**SET EXERCISE**. Transcribe the entries below exactly.

☆ ☆ ☆ ☆ ☆

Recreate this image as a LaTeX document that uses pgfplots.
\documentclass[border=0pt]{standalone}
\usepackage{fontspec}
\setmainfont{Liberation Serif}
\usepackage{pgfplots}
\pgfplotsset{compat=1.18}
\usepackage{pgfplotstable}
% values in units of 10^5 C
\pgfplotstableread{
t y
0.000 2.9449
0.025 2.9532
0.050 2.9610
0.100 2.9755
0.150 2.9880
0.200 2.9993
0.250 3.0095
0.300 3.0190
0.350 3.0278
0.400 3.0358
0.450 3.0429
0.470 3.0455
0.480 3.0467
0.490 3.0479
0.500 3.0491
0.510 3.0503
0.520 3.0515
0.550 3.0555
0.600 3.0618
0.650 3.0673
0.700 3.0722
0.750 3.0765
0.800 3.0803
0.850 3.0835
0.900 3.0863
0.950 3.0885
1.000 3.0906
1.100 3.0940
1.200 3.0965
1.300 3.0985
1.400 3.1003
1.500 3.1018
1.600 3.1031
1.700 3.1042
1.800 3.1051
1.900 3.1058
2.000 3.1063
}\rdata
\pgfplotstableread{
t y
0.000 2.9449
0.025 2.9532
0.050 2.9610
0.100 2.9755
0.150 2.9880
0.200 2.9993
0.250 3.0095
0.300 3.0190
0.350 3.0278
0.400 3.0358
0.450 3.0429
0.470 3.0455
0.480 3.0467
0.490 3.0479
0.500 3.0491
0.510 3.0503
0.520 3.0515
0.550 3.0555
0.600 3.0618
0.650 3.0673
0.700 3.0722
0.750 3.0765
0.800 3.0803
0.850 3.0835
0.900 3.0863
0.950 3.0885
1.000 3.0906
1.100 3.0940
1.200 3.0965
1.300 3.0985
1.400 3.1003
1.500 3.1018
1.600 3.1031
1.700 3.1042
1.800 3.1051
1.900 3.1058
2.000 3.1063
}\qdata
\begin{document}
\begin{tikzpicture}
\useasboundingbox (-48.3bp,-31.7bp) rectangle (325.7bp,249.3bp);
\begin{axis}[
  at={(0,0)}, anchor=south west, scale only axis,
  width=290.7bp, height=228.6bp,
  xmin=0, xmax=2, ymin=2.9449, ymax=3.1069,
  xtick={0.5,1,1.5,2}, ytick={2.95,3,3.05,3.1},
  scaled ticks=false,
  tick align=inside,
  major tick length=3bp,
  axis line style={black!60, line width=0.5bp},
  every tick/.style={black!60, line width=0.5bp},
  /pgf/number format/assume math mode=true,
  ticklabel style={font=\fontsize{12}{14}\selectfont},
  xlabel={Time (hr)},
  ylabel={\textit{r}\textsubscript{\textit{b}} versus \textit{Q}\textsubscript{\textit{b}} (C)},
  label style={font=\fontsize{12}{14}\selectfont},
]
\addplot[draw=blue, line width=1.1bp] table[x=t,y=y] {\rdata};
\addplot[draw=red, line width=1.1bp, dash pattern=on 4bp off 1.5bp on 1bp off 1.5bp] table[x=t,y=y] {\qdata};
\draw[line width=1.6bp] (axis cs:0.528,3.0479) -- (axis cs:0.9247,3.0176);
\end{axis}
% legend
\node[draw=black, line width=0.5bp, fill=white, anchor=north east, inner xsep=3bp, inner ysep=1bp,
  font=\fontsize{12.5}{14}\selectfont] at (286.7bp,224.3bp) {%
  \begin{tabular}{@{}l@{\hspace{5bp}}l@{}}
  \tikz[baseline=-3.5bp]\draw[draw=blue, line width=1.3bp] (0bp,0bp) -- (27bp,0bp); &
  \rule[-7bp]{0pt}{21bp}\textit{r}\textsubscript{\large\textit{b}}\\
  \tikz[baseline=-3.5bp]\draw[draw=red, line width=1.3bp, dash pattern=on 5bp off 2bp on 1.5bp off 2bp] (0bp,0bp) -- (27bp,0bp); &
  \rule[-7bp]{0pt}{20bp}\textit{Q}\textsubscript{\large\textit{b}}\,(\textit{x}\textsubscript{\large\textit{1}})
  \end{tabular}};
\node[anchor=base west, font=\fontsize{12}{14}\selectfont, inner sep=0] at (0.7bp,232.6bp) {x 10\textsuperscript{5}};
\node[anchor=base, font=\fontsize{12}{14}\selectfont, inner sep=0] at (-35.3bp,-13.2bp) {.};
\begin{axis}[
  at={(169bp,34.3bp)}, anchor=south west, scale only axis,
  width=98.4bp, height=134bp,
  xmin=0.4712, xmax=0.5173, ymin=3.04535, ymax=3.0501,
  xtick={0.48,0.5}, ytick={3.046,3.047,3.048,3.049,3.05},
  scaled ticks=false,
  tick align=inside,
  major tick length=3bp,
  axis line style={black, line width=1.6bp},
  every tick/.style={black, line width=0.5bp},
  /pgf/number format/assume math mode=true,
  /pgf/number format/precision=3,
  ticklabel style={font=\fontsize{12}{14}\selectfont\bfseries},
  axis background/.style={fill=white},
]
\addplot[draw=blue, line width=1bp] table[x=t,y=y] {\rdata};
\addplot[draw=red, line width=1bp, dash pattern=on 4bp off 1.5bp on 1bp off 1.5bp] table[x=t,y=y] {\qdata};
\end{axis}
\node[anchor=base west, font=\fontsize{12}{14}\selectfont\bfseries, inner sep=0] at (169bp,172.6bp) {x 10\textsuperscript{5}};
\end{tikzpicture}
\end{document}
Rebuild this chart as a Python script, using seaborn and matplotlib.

☆ ☆ ☆ ☆ ☆

**FULL RESPONSE**.
Recreate this image as a LaTeX document that uses pgfplots.
\documentclass[border=0pt]{standalone}
\usepackage{fontspec}
\setmainfont{Liberation Serif}
\usepackage{pgfplots}
\pgfplotsset{compat=1.18}
\usepackage{pgfplotstable}
% values in units of 10^5 C
\pgfplotstableread{
t y
0.000 2.9449
0.025 2.9532
0.050 2.9610
0.100 2.9755
0.150 2.9880
0.200 2.9993
0.250 3.0095
0.300 3.0190
0.350 3.0278
0.400 3.0358
0.450 3.0429
0.470 3.0455
0.480 3.0467
0.490 3.0479
0.500 3.0491
0.510 3.0503
0.520 3.0515
0.550 3.0555
0.600 3.0618
0.650 3.0673
0.700 3.0722
0.750 3.0765
0.800 3.0803
0.850 3.0835
0.900 3.0863
0.950 3.0885
1.000 3.0906
1.100 3.0940
1.200 3.0965
1.300 3.0985
1.400 3.1003
1.500 3.1018
1.600 3.1031
1.700 3.1042
1.800 3.1051
1.900 3.1058
2.000 3.1063
}\rdata
\pgfplotstableread{
t y
0.000 2.9449
0.025 2.9532
0.050 2.9610
0.100 2.9755
0.150 2.9880
0.200 2.9993
0.250 3.0095
0.300 3.0190
0.350 3.0278
0.400 3.0358
0.450 3.0429
0.470 3.0455
0.480 3.0467
0.490 3.0479
0.500 3.0491
0.510 3.0503
0.520 3.0515
0.550 3.0555
0.600 3.0618
0.650 3.0673
0.700 3.0722
0.750 3.0765
0.800 3.0803
0.850 3.0835
0.900 3.0863
0.950 3.0885
1.000 3.0906
1.100 3.0940
1.200 3.0965
1.300 3.0985
1.400 3.1003
1.500 3.1018
1.600 3.1031
1.700 3.1042
1.800 3.1051
1.900 3.1058
2.000 3.1063
}\qdata
\begin{document}
\begin{tikzpicture}
\useasboundingbox (-48.3bp,-31.7bp) rectangle (325.7bp,249.3bp);
\begin{axis}[
  at={(0,0)}, anchor=south west, scale only axis,
  width=290.7bp, height=228.6bp,
  xmin=0, xmax=2, ymin=2.9449, ymax=3.1069,
  xtick={0.5,1,1.5,2}, ytick={2.95,3,3.05,3.1},
  scaled ticks=false,
  tick align=inside,
  major tick length=3bp,
  axis line style={black!60, line width=0.5bp},
  every tick/.style={black!60, line width=0.5bp},
  /pgf/number format/assume math mode=true,
  ticklabel style={font=\fontsize{12}{14}\selectfont},
  xlabel={Time (hr)},
  ylabel={\textit{r}\textsubscript{\textit{b}} versus \textit{Q}\textsubscript{\textit{b}} (C)},
  label style={font=\fontsize{12}{14}\selectfont},
]
\addplot[draw=blue, line width=1.1bp] table[x=t,y=y] {\rdata};
\addplot[draw=red, line width=1.1bp, dash pattern=on 4bp off 1.5bp on 1bp off 1.5bp] table[x=t,y=y] {\qdata};
\draw[line width=1.6bp] (axis cs:0.528,3.0479) -- (axis cs:0.9247,3.0176);
\end{axis}
% legend
\node[draw=black, line width=0.5bp, fill=white, anchor=north east, inner xsep=3bp, inner ysep=1bp,
  font=\fontsize{12.5}{14}\selectfont] at (286.7bp,224.3bp) {%
  \begin{tabular}{@{}l@{\hspace{5bp}}l@{}}
  \tikz[baseline=-3.5bp]\draw[draw=blue, line width=1.3bp] (0bp,0bp) -- (27bp,0bp); &
  \rule[-7bp]{0pt}{21bp}\textit{r}\textsubscript{\large\textit{b}}\\
  \tikz[baseline=-3.5bp]\draw[draw=red, line width=1.3bp, dash pattern=on 5bp off 2bp on 1.5bp off 2bp] (0bp,0bp) -- (27bp,0bp); &
  \rule[-7bp]{0pt}{20bp}\textit{Q}\textsubscript{\large\textit{b}}\,(\textit{x}\textsubscript{\large\textit{1}})
  \end{tabular}};
\node[anchor=base west, font=\fontsize{12}{14}\selectfont, inner sep=0] at (0.7bp,232.6bp) {x 10\textsuperscript{5}};
\node[anchor=base, font=\fontsize{12}{14}\selectfont, inner sep=0] at (-35.3bp,-13.2bp) {.};
\begin{axis}[
  at={(169bp,34.3bp)}, anchor=south west, scale only axis,
  width=98.4bp, height=134bp,
  xmin=0.4712, xmax=0.5173, ymin=3.04535, ymax=3.0501,
  xtick={0.48,0.5}, ytick={3.046,3.047,3.048,3.049,3.05},
  scaled ticks=false,
  tick align=inside,
  major tick length=3bp,
  axis line style={black, line width=1.6bp},
  every tick/.style={black, line width=0.5bp},
  /pgf/number format/assume math mode=true,
  /pgf/number format/precision=3,
  ticklabel style={font=\fontsize{12}{14}\selectfont\bfseries},
  axis background/.style={fill=white},
]
\addplot[draw=blue, line width=1bp] table[x=t,y=y] {\rdata};
\addplot[draw=red, line width=1bp, dash pattern=on 4bp off 1.5bp on 1bp off 1.5bp] table[x=t,y=y] {\qdata};
\end{axis}
\node[anchor=base west, font=\fontsize{12}{14}\selectfont\bfseries, inner sep=0] at (169bp,172.6bp) {x 10\textsuperscript{5}};
\end{tikzpicture}
\end{document}
Rebuild this chart as a Python script, using seaborn and matplotlib.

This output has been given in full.